====== Raw data

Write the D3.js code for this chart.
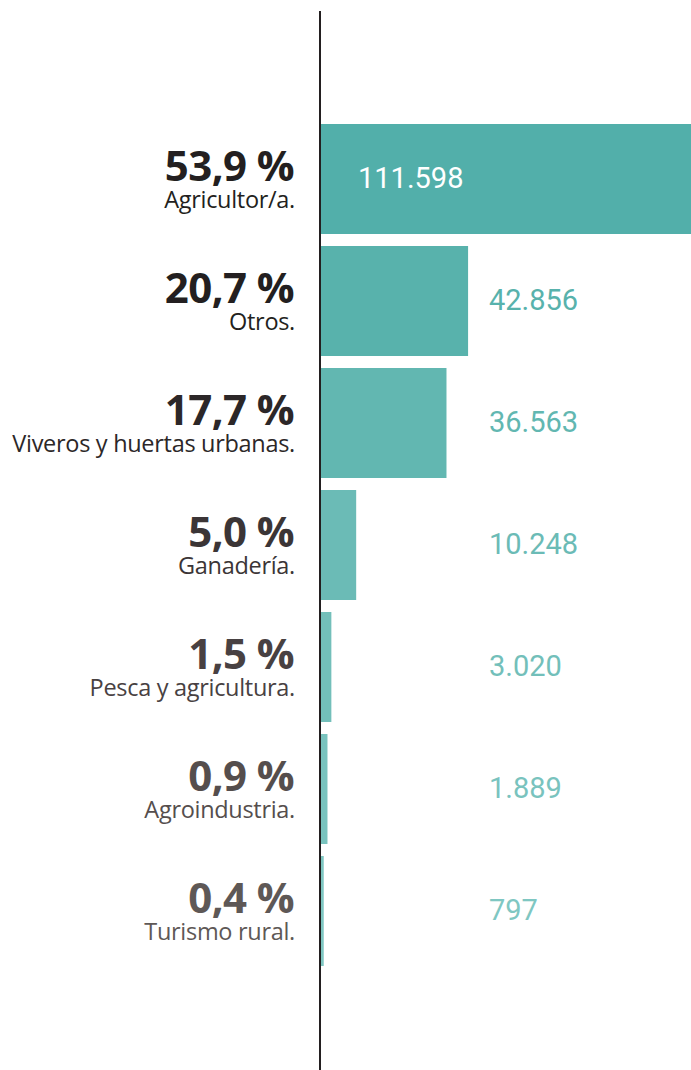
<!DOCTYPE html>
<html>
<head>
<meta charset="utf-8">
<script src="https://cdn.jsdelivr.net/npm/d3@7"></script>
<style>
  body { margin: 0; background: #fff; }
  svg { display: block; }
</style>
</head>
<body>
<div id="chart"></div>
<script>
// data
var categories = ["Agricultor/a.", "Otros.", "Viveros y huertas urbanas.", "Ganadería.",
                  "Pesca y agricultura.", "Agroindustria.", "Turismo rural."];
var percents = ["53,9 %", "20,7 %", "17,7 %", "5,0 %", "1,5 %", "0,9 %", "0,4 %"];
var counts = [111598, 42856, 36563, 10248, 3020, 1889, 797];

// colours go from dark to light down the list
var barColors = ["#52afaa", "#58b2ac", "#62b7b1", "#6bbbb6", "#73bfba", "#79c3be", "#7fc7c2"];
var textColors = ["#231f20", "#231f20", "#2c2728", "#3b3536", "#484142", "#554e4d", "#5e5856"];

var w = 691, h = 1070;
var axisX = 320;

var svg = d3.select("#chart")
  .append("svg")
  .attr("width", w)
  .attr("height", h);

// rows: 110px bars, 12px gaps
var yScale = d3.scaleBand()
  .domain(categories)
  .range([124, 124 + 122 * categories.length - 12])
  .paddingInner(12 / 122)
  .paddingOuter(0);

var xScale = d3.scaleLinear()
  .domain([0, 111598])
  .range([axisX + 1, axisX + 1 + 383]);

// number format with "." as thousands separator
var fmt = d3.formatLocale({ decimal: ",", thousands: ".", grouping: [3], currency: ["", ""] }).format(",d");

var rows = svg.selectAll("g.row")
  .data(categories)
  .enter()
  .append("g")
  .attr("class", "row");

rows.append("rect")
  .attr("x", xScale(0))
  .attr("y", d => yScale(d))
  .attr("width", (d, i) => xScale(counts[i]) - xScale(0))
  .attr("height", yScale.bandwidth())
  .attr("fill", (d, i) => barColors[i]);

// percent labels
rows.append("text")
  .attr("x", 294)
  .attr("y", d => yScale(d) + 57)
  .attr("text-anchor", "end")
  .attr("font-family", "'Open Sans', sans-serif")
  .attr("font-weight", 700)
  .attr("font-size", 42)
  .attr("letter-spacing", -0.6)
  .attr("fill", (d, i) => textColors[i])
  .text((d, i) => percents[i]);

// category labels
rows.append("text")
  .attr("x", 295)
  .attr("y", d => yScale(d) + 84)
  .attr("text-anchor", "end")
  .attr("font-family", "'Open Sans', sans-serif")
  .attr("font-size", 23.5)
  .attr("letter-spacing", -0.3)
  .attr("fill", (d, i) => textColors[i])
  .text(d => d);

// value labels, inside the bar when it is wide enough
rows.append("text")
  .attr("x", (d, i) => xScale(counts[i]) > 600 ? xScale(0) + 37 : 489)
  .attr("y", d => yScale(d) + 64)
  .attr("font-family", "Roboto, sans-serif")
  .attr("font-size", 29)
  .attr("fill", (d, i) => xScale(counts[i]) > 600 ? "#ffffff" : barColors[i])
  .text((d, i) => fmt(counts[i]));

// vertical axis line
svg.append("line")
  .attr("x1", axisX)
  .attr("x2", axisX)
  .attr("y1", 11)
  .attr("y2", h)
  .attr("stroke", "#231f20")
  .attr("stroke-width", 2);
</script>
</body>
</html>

============

**Job**
Quote the data above in full and without alteration; skip the pictures.

**Right answer**
Write the D3.js code for this chart.
<!DOCTYPE html>
<html>
<head>
<meta charset="utf-8">
<script src="https://cdn.jsdelivr.net/npm/d3@7"></script>
<style>
  body { margin: 0; background: #fff; }
  svg { display: block; }
</style>
</head>
<body>
<div id="chart"></div>
<script>
// data
var categories = ["Agricultor/a.", "Otros.", "Viveros y huertas urbanas.", "Ganadería.",
                  "Pesca y agricultura.", "Agroindustria.", "Turismo rural."];
var percents = ["53,9 %", "20,7 %", "17,7 %", "5,0 %", "1,5 %", "0,9 %", "0,4 %"];
var counts = [111598, 42856, 36563, 10248, 3020, 1889, 797];

// colours go from dark to light down the list
var barColors = ["#52afaa", "#58b2ac", "#62b7b1", "#6bbbb6", "#73bfba", "#79c3be", "#7fc7c2"];
var textColors = ["#231f20", "#231f20", "#2c2728", "#3b3536", "#484142", "#554e4d", "#5e5856"];

var w = 691, h = 1070;
var axisX = 320;

var svg = d3.select("#chart")
  .append("svg")
  .attr("width", w)
  .attr("height", h);

// rows: 110px bars, 12px gaps
var yScale = d3.scaleBand()
  .domain(categories)
  .range([124, 124 + 122 * categories.length - 12])
  .paddingInner(12 / 122)
  .paddingOuter(0);

var xScale = d3.scaleLinear()
  .domain([0, 111598])
  .range([axisX + 1, axisX + 1 + 383]);

// number format with "." as thousands separator
var fmt = d3.formatLocale({ decimal: ",", thousands: ".", grouping: [3], currency: ["", ""] }).format(",d");

var rows = svg.selectAll("g.row")
  .data(categories)
  .enter()
  .append("g")
  .attr("class", "row");

rows.append("rect")
  .attr("x", xScale(0))
  .attr("y", d => yScale(d))
  .attr("width", (d, i) => xScale(counts[i]) - xScale(0))
  .attr("height", yScale.bandwidth())
  .attr("fill", (d, i) => barColors[i]);

// percent labels
rows.append("text")
  .attr("x", 294)
  .attr("y", d => yScale(d) + 57)
  .attr("text-anchor", "end")
  .attr("font-family", "'Open Sans', sans-serif")
  .attr("font-weight", 700)
  .attr("font-size", 42)
  .attr("letter-spacing", -0.6)
  .attr("fill", (d, i) => textColors[i])
  .text((d, i) => percents[i]);

// category labels
rows.append("text")
  .attr("x", 295)
  .attr("y", d => yScale(d) + 84)
  .attr("text-anchor", "end")
  .attr("font-family", "'Open Sans', sans-serif")
  .attr("font-size", 23.5)
  .attr("letter-spacing", -0.3)
  .attr("fill", (d, i) => textColors[i])
  .text(d => d);

// value labels, inside the bar when it is wide enough
rows.append("text")
  .attr("x", (d, i) => xScale(counts[i]) > 600 ? xScale(0) + 37 : 489)
  .attr("y", d => yScale(d) + 64)
  .attr("font-family", "Roboto, sans-serif")
  .attr("font-size", 29)
  .attr("fill", (d, i) => xScale(counts[i]) > 600 ? "#ffffff" : barColors[i])
  .text((d, i) => fmt(counts[i]));

// vertical axis line
svg.append("line")
  .attr("x1", axisX)
  .attr("x2", axisX)
  .attr("y1", 11)
  .attr("y2", h)
  .attr("stroke", "#231f20")
  .attr("stroke-width", 2);
</script>
</body>
</html>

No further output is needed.